Hillary Clinton may not have a serious opponent for the Democratic nomination — except herself.

The Clintons' unfortunate tendency to be their own worst enemy is on display, again, with reports that, as secretary of state, Hillary Clinton conducted official business solely from a personal e-mail account.

This is a problem — and not only because it presents a particularly unflattering contrast with the move by former Florida Gov. Jeb Bush to release a flood of official e-mails.

It illustrates Clinton's reflexive impulse to secrecy over transparency, a tendency no doubt bolstered by the bruising experience of her White House years, yet one that she would be well advised to resist rather than indulge.

And — not that shoe-on-the-other-foot comparisons have much power to embarrass in politics these days — but it contrasts with Democrats' howls of outrage over disclosures that operatives in the George W. Bush White House conducted official business on private e-mail accounts.

Indeed, Clinton herself was once worked up about this very issue. "We know about the secret wiretaps, the secret military tribunals, the secret White House e-mail accounts," she said back then.

So what to make of the revelation that Clinton avoided official e-mail entirely while at State? This had to be a deliberate decision. After all, the issue of the Bush e-mails was still in the news.

And, as the Washington Post's Philip Bump reports, the e-mail domain clintonemail.com that she appears to have been using was created on Jan. 13, 2009, the very day Clinton's confirmation hearings began.

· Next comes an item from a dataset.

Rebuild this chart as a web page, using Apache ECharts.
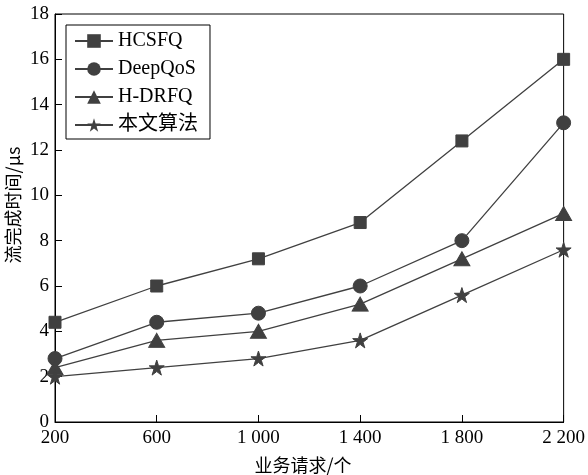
<!DOCTYPE html>
<html><head><meta charset="utf-8">
<script src="https://cdn.jsdelivr.net/npm/echarts@6/dist/echarts.min.js"></script>
<style>html,body{margin:0;padding:0;background:#fff}#c{width:588px;height:475px}</style>
</head><body><div id="c"></div>
<script>
var categories = ['200', '600', '1 000', '1 400', '1 800', '2 200'];
var hcsfq = [4.4, 6.0, 7.2, 8.8, 12.4, 16.0];
var deepqos = [2.8, 4.4, 4.8, 6.0, 8.0, 13.2];
var hdrfq = [2.4, 3.6, 4.0, 5.2, 7.2, 9.2];
var ours = [2.0, 2.4, 2.8, 3.6, 5.6, 7.6];
var seriesNames = ['HCSFQ', 'DeepQoS', 'H-DRFQ', '本文算法'];
var xTitle = '业务请求/个';
var yTitle = '流完成时间/μs';

var FONT = '"Liberation Serif", "Noto Sans CJK SC", serif';
var CJK = '"Noto Sans CJK SC", "Liberation Serif", serif';
var C = '#404040';
var star = 'path://M100,0 L122.45,69.1 L195.1,69.1 L136.3,111.8 L158.8,180.9 L100,138.2 L41.2,180.9 L63.7,111.8 L4.9,69.1 L77.55,69.1 Z';
var symbols = ['rect', 'circle', 'triangle', star];
var sizes = [12, 14, [16, 14], 15];
var datas = [hcsfq, deepqos, hdrfq, ours];

var chart = echarts.init(document.getElementById('c'), null, {renderer: 'canvas'});
chart.setOption({
  animation: false,
  backgroundColor: '#fff',
  grid: {left: 55, right: 21, top: 14, bottom: 53, show: true, borderColor: '#000', borderWidth: 1},
  legend: {
    orient: 'vertical', left: 66, top: 25,
    borderColor: '#000', borderWidth: 1, padding: [6, 12, 4, 8],
    itemWidth: 38, itemHeight: 17, itemGap: 8,
    textStyle: {fontFamily: FONT, fontSize: 20, lineHeight: 20, color: '#000'},
    data: seriesNames
  },
  graphic: [
    {type: 'text', silent: true, x: 303, y: 465,
     style: {text: xTitle, x: 0, y: 0, align: 'center', verticalAlign: 'middle', font: '18px ' + CJK, fill: '#000'}},
    {type: 'text', silent: true, rotation: Math.PI / 2, x: 13, y: 205,
     style: {text: yTitle, x: 0, y: 0, align: 'center', verticalAlign: 'middle', font: '18px ' + CJK, fill: '#000'}}
  ],
  xAxis: {
    type: 'category', data: categories, boundaryGap: false,
    axisLine: {lineStyle: {color: '#000', width: 1}},
    axisTick: {inside: true, length: 7, lineStyle: {color: '#000'}},
    axisLabel: {fontFamily: FONT, fontSize: 19, color: '#000', margin: 7},
    splitLine: {show: false}
  },
  yAxis: {
    type: 'value', min: 0, max: 18, interval: 2,
    axisLine: {show: true, lineStyle: {color: '#000', width: 1}},
    axisTick: {show: true, inside: true, length: 7, lineStyle: {color: '#000'}},
    axisLabel: {fontFamily: FONT, fontSize: 19, color: '#000', margin: 6},
    splitLine: {show: false}
  },
  series: seriesNames.map(function (n, i) {
    return {
      name: n, type: 'line', data: datas[i],
      symbol: symbols[i], symbolSize: sizes[i], showAllSymbol: true,
      lineStyle: {color: C, width: 1.3},
      itemStyle: {color: C, borderColor: C},
      clip: false
    };
  })
});
</script></body></html>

To back up: The Federal Records Act requires agencies to maintain records of official business, including e-mails. The National Archives, which oversees such collection, had this to say in 2013 about the use of personal e-mail accounts:

"While agency employees should not generally use personal e-mail accounts to conduct official agency business, there may be times when agencies authorize the use of personal e-mail accounts, such as in emergency situations when federal accounts are not accessible or when an employee is initially contacted through a personal account. In these situations, agency employees must ensure that all federal records sent or received on personal e-mail systems are captured and managed in accordance with agency record-keepingng practices."

(Italics mine.)

So far, the explanation from Clintonworld about the failure to comply with this basic rule of modern archiving has been inadequate and unpersuasive.

Clinton spokesman Nick Merrill "declined to detail why she had chosen to conduct State Department business from her personal account," reported the New York Times, which broke the story. Merrill said that because Clinton was communicating with other State Department officials on their government accounts, she had "every expectation they would be retained," the Times added.

This has the distinct odor of hogwash. First, the basic rule that government business is to be transacted from government accounts doesn't have a well-we'll-capture-it-anyway exception.

Second, the government records to be retained aren't only intra-agency communications. If Clinton is e-mailing with world leaders or others about official business, the entire point of the Federal Records Act is to ensure that those communications are captured for history.

This should have been clear. Certainly, the intersection of e-mail and federal records law has been evolving. Former Secretary of State Colin Powell writes about his effort to use "the then-newfangled e-mail system" to communicate with counterparts overseas. His successor, Condoleezza Rice, rarely used e-mail to transact business but employed her government address when she did.

Nonetheless, by the time Clinton assumed office in 2009, "nobody in government understood that a high-level official would solely use a private e-mail system," said Jason R. Baron, a lawyer at Drinker Biddle & Reath and former director of litigation for the National Archives and Records Administration. If officials also used private accounts, he added, regulations in place at the time provided that "you need to transfer those e-mails to an official record-keeping system."

What is the legitimate reason for conducting official business on a personal back-channel? Why, if not for purposes of secrecy, would Clinton choose to operate that way?

That Clinton has recently turned over 55,000 pages of e-mail records in response to an overdue burst of documentary housekeeping by State does not excuse her lack of compliance while in office.

That her proto-campaign describes her activities as complying with "both the letter and spirit" of the rules would be jaw-dropping, if it weren't so sadly familiar.